TASK INSTRUCTIONS. Lines containing the string "chart" are to be collected in full.

COLLECTED DATA.
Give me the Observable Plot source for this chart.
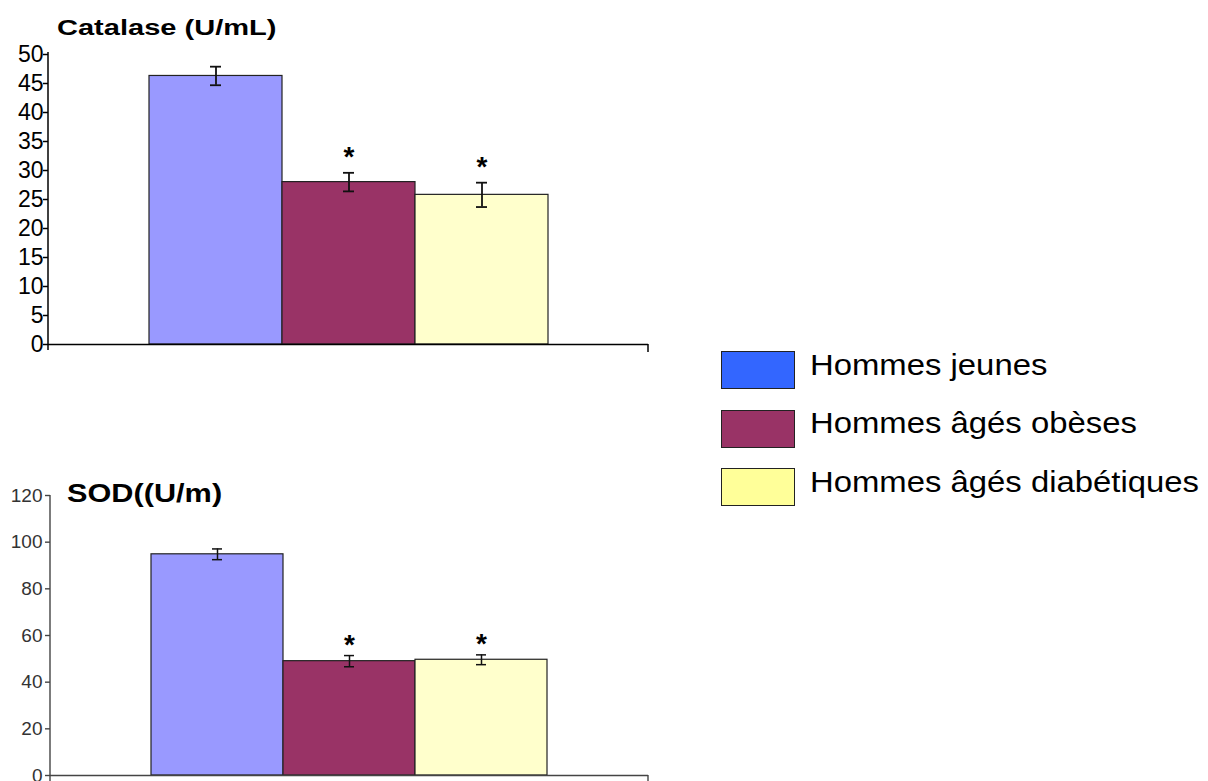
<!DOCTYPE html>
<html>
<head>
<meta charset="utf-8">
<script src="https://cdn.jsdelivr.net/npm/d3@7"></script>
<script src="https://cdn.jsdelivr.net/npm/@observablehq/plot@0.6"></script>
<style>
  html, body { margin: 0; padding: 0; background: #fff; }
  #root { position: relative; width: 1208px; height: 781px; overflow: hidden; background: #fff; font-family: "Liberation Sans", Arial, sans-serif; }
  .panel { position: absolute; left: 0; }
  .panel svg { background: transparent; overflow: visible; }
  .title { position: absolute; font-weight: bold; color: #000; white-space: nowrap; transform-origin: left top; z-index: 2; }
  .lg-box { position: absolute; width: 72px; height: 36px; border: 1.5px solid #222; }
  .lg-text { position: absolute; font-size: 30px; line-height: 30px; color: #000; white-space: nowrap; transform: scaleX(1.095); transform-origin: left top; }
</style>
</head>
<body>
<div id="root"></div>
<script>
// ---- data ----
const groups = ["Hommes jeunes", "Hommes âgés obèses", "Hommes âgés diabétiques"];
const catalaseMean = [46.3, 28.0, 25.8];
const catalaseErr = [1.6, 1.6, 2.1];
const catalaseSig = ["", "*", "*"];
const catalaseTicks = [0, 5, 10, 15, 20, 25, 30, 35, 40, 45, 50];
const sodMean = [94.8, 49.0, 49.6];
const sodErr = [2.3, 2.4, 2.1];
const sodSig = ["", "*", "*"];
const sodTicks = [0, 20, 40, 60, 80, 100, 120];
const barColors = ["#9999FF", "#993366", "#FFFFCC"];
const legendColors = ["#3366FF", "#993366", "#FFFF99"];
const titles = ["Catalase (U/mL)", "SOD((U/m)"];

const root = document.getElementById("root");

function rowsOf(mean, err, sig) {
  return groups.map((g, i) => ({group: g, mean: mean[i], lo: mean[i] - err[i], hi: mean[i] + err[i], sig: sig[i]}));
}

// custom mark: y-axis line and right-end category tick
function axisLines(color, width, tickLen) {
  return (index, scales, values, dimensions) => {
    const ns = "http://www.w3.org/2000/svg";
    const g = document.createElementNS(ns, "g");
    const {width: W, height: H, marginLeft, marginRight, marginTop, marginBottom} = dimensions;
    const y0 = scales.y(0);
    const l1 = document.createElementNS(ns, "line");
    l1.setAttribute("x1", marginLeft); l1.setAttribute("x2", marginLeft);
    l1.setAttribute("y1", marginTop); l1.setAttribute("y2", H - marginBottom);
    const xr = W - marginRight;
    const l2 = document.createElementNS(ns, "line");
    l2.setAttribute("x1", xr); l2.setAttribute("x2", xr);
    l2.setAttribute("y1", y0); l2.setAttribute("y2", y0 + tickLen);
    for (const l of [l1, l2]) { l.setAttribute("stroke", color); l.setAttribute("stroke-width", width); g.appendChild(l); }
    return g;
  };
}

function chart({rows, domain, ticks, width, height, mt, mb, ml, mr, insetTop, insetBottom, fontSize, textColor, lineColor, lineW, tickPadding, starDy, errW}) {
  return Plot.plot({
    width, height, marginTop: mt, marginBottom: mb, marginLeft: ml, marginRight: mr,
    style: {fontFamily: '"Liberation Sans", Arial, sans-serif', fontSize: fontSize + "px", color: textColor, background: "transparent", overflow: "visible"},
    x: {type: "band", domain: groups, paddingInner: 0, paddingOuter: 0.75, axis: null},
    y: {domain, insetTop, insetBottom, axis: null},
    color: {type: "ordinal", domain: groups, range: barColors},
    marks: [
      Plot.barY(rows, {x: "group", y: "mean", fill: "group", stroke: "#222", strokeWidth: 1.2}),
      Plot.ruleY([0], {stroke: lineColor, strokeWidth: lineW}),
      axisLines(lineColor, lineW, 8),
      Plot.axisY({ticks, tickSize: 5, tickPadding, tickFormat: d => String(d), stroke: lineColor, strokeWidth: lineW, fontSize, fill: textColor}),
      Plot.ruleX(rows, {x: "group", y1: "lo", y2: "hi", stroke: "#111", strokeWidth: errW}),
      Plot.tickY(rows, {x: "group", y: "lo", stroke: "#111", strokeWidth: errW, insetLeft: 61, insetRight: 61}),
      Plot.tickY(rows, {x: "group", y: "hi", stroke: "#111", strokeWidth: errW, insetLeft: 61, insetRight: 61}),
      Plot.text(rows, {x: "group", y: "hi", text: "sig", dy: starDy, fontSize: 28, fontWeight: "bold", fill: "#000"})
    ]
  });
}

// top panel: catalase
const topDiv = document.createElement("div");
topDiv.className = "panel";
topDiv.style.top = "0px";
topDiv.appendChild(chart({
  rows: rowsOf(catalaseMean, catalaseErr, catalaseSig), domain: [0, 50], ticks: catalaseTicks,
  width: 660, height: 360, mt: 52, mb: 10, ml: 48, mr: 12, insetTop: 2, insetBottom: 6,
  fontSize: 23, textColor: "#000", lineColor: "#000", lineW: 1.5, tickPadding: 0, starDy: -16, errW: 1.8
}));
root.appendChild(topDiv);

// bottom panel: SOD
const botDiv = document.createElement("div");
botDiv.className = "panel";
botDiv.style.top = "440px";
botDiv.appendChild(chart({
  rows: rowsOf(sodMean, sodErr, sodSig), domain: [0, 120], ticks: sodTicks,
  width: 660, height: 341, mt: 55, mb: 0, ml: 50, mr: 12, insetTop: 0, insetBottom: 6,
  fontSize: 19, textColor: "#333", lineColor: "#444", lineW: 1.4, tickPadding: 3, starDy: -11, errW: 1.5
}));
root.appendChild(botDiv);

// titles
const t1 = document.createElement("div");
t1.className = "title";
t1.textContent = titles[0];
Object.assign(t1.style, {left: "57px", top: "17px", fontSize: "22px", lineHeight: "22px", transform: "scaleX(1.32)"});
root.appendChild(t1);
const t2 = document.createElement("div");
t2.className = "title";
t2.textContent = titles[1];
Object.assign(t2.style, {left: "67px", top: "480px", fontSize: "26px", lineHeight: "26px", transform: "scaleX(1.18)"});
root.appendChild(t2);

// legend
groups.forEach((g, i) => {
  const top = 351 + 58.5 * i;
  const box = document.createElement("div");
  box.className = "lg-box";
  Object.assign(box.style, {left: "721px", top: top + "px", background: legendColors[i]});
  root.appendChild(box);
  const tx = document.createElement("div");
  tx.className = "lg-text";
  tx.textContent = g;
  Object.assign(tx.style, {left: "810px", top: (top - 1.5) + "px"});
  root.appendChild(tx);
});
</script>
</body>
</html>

RESPONSE BELOW.
Give me the Observable Plot source for this chart.
function chart({rows, domain, ticks, width, height, mt, mb, ml, mr, insetTop, insetBottom, fontSize, textColor, lineColor, lineW, tickPadding, starDy, errW}) {
topDiv.appendChild(chart({
botDiv.appendChild(chart({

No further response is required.